I think that probably we have to develop ways of recycling just about everything. Grow their own food. Wash their clothes - at present astronauts in the ISS I understand don't wash their clothes, just trash them when dirty and wear new ones. Generate all their own oxygen, in a way that doesn't depend on constant resupply from the Earth. There are ways of doing these things. E.g. using green algae to generate oxygen. The Russians developed this technology on the ground and tested it and it worked. but never flew it in space.
They aren't even really exploring these kinds of technologies for the ISS, not in any serious sustained way. So we'd need to do some long term experiments in LEO or lunar L1 and L2 first.
Then, the crew have to stay healthy for a minimum of two years and a few months as that's the soonest they can get back to Earth if they get sick. I think that this will need artificial gravity myself. Could be zero g plus drugs plus two and a half hours of strenuous exercise each day just to slow down the degeneration of the human body in zero go. But surely artificial g is a better solution.
Two ways of doing that - one is a tether system or a larger rotating spacecraft. One natural way there is to tether the spacecraft to its final stage which goes on a trajectory towards Mars anyway in most ways of launching rockets to Mars. They have to take care the final stage doesn't hit Mars. So why not use it as a counterweight for artificial gravity? Or use small scale centrifuges as part of the spaceship or included within it. This all depends though on experiments into 1. what level of AG humans need for health, and how often (24/7 or just an hour a day say) 2, what our spin tolerances are in zero g - questions that really need to be answered in orbit as we can only simulate it in a limited and rather uncertain way on the Earth
Then as well as that they need shielding from cosmic radiation, and from solar storms. For cosmic radiation - then if they have lots of water they can use that for at least a two year stay it might be enough. For solar storms, probably need a more highly insulated refuge they can retreat to during a major storm. The ISS doesn't need this because it is protected from the worst effects of solar storms by the Earth's magnetic field.
Then - it would probably have a lifeboat spacecraft permanently attached just as for the ISS. But you'd only be able to get back to Earth every two years at the appropriate launch window. So that's a major difference + the communications.
Would also need to work out better communications with Earth. Probably laser communication? Because you'd need a lot of bandwidth. Probably need to build new radio telescopes on Earth to receive the signals also I'd imagine.
And - the other big difference - your main objective would be exploring Mars, not just studying effects of zero g.
So - you'd have telepresence equipment as standard. I think myself probably have omnidirectional treadmills and VR glasses and haptic feedback gloves. And loads of workstations to control all the rovers and other instruments on Mars. And - once scientists know that their spacecraft can be controlled from Mars orbit, then I'm sure every mission to Mars would be designed for telepresence operation. So that is what the crew would probably spend most of their time doing, unlike the ISS.
I see this as fairly far into the future.
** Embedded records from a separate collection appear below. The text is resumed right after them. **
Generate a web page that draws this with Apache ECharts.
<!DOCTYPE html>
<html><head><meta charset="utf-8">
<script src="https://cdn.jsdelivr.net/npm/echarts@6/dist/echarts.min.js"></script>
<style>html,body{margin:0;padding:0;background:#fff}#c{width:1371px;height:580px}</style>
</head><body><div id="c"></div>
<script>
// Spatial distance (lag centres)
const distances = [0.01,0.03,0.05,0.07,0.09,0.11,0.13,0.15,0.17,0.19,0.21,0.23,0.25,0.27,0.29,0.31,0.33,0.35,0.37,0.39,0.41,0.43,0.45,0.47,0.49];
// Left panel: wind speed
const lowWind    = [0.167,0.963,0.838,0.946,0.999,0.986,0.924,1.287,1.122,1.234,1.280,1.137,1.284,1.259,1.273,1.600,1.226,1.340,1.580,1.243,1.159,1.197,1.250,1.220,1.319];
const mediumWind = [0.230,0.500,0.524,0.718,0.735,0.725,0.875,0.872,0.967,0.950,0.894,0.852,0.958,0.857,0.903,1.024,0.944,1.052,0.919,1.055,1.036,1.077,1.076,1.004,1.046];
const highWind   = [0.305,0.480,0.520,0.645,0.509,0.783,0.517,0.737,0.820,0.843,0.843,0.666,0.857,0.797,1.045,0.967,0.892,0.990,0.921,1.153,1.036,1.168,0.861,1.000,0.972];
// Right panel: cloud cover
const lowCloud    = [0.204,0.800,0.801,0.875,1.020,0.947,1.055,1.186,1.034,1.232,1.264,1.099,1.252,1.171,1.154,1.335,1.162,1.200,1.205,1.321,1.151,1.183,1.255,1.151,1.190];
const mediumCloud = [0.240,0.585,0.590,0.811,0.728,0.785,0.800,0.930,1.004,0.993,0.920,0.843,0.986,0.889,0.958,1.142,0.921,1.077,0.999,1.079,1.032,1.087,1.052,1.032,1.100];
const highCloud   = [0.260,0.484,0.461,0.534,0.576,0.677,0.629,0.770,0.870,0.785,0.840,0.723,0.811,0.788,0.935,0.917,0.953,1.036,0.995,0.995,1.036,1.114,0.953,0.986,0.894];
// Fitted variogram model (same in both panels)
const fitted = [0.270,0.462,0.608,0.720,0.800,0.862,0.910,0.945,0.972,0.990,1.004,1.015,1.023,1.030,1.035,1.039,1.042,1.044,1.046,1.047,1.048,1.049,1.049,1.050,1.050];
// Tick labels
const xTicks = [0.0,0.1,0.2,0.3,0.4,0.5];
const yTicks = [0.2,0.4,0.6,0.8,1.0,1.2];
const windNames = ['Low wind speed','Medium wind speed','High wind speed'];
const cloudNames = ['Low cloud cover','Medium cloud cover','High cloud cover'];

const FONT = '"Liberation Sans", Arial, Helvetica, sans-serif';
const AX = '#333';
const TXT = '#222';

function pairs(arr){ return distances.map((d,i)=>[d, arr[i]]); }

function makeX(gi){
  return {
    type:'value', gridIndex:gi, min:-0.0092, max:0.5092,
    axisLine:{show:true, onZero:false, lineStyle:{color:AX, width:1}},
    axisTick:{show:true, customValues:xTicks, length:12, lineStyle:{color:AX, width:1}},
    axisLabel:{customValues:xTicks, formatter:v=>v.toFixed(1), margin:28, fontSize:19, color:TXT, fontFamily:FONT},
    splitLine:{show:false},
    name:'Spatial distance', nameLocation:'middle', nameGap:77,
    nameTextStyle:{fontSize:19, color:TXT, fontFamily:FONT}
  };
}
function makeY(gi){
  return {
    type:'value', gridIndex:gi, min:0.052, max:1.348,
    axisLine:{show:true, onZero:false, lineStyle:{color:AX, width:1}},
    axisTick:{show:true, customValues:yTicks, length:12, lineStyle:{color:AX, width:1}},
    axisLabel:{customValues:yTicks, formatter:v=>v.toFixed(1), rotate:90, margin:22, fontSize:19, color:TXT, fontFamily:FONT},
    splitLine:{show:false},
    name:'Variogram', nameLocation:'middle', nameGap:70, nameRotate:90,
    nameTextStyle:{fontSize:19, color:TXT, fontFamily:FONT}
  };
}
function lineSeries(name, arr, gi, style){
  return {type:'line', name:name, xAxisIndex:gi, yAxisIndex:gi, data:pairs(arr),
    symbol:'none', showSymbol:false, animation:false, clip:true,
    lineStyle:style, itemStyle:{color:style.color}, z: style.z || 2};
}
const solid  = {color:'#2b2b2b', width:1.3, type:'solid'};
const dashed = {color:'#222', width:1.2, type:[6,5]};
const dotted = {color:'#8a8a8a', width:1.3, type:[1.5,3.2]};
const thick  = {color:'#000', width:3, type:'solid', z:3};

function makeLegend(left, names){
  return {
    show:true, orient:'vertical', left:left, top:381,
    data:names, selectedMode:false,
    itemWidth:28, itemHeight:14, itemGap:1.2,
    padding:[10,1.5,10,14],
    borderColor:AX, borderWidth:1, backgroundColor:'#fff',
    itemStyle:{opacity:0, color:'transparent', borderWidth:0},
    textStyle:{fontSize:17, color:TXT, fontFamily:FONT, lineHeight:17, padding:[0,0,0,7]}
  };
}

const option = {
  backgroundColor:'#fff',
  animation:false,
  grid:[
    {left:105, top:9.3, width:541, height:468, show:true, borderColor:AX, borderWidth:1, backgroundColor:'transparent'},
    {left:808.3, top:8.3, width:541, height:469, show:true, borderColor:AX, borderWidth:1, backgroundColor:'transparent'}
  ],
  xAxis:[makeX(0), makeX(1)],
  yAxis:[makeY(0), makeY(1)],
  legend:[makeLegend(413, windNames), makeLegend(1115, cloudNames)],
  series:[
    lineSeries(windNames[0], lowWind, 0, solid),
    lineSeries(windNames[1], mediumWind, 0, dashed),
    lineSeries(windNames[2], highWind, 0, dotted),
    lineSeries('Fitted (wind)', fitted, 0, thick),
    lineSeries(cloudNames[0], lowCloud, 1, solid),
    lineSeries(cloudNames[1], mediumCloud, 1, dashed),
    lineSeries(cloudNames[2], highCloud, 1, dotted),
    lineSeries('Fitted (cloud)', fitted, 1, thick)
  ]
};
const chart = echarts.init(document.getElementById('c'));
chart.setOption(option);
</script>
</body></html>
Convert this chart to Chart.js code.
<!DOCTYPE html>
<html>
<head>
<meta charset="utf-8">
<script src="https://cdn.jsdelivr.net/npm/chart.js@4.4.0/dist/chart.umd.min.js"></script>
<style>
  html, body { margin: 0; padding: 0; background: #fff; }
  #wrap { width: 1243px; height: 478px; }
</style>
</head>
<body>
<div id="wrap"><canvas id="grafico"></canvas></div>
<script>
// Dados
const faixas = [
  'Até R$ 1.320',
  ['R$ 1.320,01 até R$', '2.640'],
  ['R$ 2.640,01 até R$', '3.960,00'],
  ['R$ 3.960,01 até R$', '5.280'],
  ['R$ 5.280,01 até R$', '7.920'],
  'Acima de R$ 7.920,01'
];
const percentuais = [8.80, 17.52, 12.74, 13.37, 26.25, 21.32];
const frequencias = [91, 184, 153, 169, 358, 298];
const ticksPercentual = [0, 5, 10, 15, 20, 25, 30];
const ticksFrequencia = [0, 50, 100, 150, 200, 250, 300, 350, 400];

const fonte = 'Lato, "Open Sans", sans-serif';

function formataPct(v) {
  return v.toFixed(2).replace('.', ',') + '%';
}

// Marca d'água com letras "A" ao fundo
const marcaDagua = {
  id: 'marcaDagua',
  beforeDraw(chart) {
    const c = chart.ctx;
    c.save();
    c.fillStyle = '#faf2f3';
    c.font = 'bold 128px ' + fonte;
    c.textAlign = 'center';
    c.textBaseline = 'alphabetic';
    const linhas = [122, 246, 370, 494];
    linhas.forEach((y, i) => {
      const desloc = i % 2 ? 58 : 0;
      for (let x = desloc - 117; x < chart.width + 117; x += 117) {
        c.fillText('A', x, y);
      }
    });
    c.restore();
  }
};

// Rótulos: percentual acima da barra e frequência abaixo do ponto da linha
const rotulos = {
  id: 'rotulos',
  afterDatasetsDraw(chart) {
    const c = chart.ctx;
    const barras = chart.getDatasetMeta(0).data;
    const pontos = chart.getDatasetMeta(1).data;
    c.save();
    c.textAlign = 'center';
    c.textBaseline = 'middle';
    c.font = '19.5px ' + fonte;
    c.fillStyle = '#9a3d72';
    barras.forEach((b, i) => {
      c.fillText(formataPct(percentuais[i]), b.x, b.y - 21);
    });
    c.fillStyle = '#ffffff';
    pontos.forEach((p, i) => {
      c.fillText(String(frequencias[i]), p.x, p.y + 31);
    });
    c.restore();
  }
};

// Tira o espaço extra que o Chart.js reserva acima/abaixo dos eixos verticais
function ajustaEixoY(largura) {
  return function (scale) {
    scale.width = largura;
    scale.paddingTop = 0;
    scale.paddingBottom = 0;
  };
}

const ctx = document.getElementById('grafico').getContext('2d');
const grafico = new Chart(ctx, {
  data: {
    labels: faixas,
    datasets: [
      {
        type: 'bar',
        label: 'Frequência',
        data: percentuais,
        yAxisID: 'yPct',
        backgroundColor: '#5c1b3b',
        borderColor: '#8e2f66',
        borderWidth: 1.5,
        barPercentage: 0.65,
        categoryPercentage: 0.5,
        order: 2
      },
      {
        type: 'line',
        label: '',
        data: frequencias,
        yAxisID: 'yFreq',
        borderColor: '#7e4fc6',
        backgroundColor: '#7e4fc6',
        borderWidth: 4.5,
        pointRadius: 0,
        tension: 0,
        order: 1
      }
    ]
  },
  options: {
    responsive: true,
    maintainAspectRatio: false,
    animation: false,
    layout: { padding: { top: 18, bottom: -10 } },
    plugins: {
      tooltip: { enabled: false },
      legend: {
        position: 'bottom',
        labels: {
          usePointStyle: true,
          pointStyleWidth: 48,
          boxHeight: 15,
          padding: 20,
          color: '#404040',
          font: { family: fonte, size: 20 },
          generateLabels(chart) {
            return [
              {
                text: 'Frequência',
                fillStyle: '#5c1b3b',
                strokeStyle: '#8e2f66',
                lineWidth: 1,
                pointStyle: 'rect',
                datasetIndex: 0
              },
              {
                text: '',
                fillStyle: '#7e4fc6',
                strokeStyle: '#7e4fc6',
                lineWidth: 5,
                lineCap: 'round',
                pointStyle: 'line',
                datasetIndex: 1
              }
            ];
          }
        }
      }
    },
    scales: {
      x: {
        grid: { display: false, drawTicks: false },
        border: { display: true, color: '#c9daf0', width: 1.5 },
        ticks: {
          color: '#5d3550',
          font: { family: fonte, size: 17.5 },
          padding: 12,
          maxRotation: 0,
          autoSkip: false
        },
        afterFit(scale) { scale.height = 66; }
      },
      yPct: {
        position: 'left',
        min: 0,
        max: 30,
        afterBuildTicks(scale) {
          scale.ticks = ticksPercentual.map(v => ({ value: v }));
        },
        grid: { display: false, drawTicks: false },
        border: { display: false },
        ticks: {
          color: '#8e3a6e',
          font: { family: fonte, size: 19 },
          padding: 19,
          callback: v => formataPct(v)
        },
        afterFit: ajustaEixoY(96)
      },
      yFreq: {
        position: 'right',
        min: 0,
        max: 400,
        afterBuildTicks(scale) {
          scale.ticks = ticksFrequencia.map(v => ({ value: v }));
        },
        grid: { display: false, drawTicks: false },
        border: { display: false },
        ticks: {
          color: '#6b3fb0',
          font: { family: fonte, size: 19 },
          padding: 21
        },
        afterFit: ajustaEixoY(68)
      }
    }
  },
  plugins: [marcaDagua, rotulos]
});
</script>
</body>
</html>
At a minimum, you have to have a few years experience of all the relevant technologies in the Earth Moon system where you can have a lifeboat to return you to Earth within a day or two, before it is responsible to risk humans with the same technology to Mars.
Reason being that it would take up to two years and six months to get back in case of an emergency, would take same length of time also to get emergency replacements and other emergency supplies to the crew in Mars orbit. Also you have up to 40 minutes delay between asking a question and getting a reply when you try to get support for maybe some intricate technical issue that you have to solve quickly or you are dead.
All this makes any kind of human occupied space station in Mars orbit many times harder than the ISS, so - I think myself we need to take this one step at a time and sort all these things out in the Earth / Moon system first.
All the same, it is feasible, I think we can do it some time. And far far more feasible and far safer, and also acceptable according to planetary protection than ideas to send humans to the surface of Mars.